Later Ralston even sees a child sitting on the sofa. This is a vision of the future he could have. He could be a father. He could have a family of his own. And there are also some wonderful flashbacks to Ralston’s past. We see him mucking about with his mum and dad and his sister. We get the impression that he’s forgotten about this - about how much these moments mean to him.
It’s only when Ralston has made this inner journey that he has the resolve to extricate himself from the hole. Using the dull pen knife, he begins to hack into his arm. Here you get to see another side of Danny Boyle’s character. He’s also a blood and guts man. The scene is truly horrific. Ralston breaks his arm a couple of times and then desperately amputates his dead limb. It’s a savage sequence and one that is aided greatly by Boyle’s command of the language of cinema. He knows that blood and guts on their own don’t really convey much. The true horror is in the sound effects. First its the breaking of his arm and then it’s the wailing guitars that come shredding from the speakers whenever Ralston touches a nerve. It immediately brings to mind the agony of going to the dentist when a nerve is hit. Except this is a horror on a much larger scale.
After Ralston frees himself from the boulder and the canyon passage, he has the good fortune to stumble upon the path of a hiking family. He looks like a shell of the man he used to be and for the first time since we meet him he has to accept help from other people. Finally he knows that he can’t do everything on his own - that other people are there to help shoulder the burden.

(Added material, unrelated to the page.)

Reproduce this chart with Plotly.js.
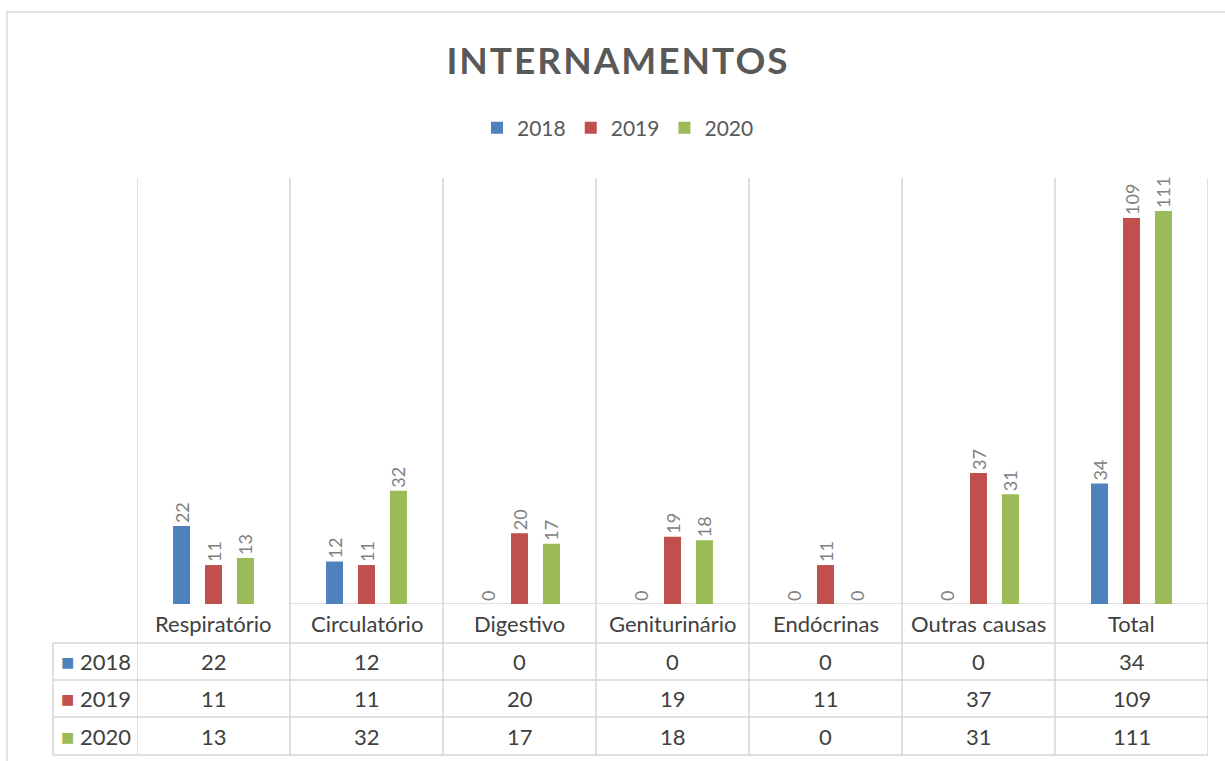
<!DOCTYPE html>
<html>
<head>
<meta charset="utf-8">
<script src="https://cdn.plot.ly/plotly-3.0.1.min.js"></script>
<style>
html,body{margin:0;padding:0;background:#fff;}
#chart{width:1225px;height:761px;}
.gtitle{letter-spacing:2px;}
</style>
</head>
<body>
<div id="chart"></div>
<script>
const categories = ["Respiratório","Circulatório","Digestivo","Geniturinário","Endócrinas","Outras causas","Total"];
const years = ["2018","2019","2020"];
const v2018 = [22,12,0,0,0,0,34];
const v2019 = [11,11,20,19,11,37,109];
const v2020 = [13,32,17,18,0,31,111];
const series = [v2018, v2019, v2020];
const colors = ["#4F81BD","#C0504D","#9BBB59"];

const W = 1225, H = 761;
const px = x => x / W;
const py = y => 1 - y / H;
const FONT = "Lato, 'Open Sans', sans-serif";
const gridColor = "#d6d6d6";

const traces = series.map((vals, k) => ({
  type: "bar",
  name: years[k],
  x: categories,
  y: vals,
  marker: {color: colors[k]},
  text: vals.map(String),
  textposition: "outside",
  textangle: -90,
  constraintext: "none",
  cliponaxis: false,
  textfont: {family: FONT, size: 18, color: "#808080"},
  hoverinfo: "x+y+name"
}));

const shapes = [];
shapes.push({type:"rect", xref:"paper", yref:"paper", x0:px(7), x1:px(1235), y0:py(775), y1:py(12),
  line:{color:"#d9d9d9", width:1.5}, fillcolor:"rgba(0,0,0,0)", layer:"below"});
for (let i = 0; i <= categories.length; i++) {
  shapes.push({type:"line", xref:"x", yref:"paper", x0:i-0.5, x1:i-0.5, y0:py(755), y1:py(178),
    line:{color:gridColor, width:1.5}, layer:"below"});
}
shapes.push({type:"line", xref:"x", yref:"y", x0:0.5, x1:categories.length-0.5, y0:0, y1:0,
  line:{color:gridColor, width:1.5}, layer:"below"});
[643, 680, 717, 755].forEach(y => {
  shapes.push({type:"line", xref:"paper", yref:"paper", x0:px(53), x1:px(1208), y0:py(y), y1:py(y),
    line:{color:gridColor, width:1.5}, layer:"below"});
});
shapes.push({type:"line", xref:"paper", yref:"paper", x0:px(53), x1:px(53), y0:py(643), y1:py(755),
  line:{color:gridColor, width:1.5}, layer:"below"});

const annotations = [];
const rowY = [661.5, 698.5, 736];
categories.forEach((c, i) => {
  annotations.push({xref:"x", yref:"paper", x:c, y:py(623), text:c, showarrow:false,
    xanchor:"center", yanchor:"middle", font:{family:FONT, size:22, color:"#404040"}});
});
series.forEach((vals, k) => {
  vals.forEach((v, i) => {
    annotations.push({xref:"x", yref:"paper", x:categories[i], y:py(rowY[k]), text:String(v), showarrow:false,
      xanchor:"center", yanchor:"middle", font:{family:FONT, size:22, color:"#404040"}});
  });
  annotations.push({xref:"paper", yref:"paper", x:px(59), y:py(rowY[k]), xanchor:"left", yanchor:"middle",
    showarrow:false,
    text:'<span style="color:'+colors[k]+'">■</span> '+years[k],
    font:{family:FONT, size:22, color:"#404040"}});
});

const layout = {
  width: W, height: H,
  margin: {l:0, r:0, t:0, b:0},
  paper_bgcolor: "#fff",
  plot_bgcolor: "rgba(0,0,0,0)",
  title: {text: "<b>INTERNAMENTOS</b>", x: px(618), xanchor:"center", y: py(61), yanchor:"middle",
    yref:"container", font:{family:FONT, size:37, color:"#595959"}},
  showlegend: true,
  legend: {orientation:"h", x: px(618), xanchor:"center", y: py(128), yanchor:"middle",
    font:{family:FONT, size:21, color:"#595959"}, itemwidth:30, traceorder:"normal"},
  barmode: "group",
  bargap: 0.373,
  bargroupgap: 0.469,
  xaxis: {domain:[px(137), px(1208)], showticklabels:false, showgrid:false, zeroline:false,
    showline:false, ticks:"", fixedrange:true, range:[-0.5, categories.length-0.5]},
  yaxis: {domain:[py(604), py(178)], range:[0, 120.3], visible:false, showgrid:false, zeroline:false, fixedrange:true},
  shapes: shapes,
  annotations: annotations
};

Plotly.newPlot("chart", traces, layout, {displayModeBar:false, staticPlot:true});
</script>
</body>
</html>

Ralston’s character has an interesting view on his ordeal. He thinks that the boulder has been waiting for him his whole life - the two were always destined to meet. This sounds terrifying but you can also take comfort from it. It doesn’t mean that there’s a god up there pulling strings. It means that what’s going to happen is going to happen. It’s up to us to make the most of it and to learn from it. Hopefully most of us won’t require a boulder to tells us that we need to treat our families and loved ones with compassion and respect.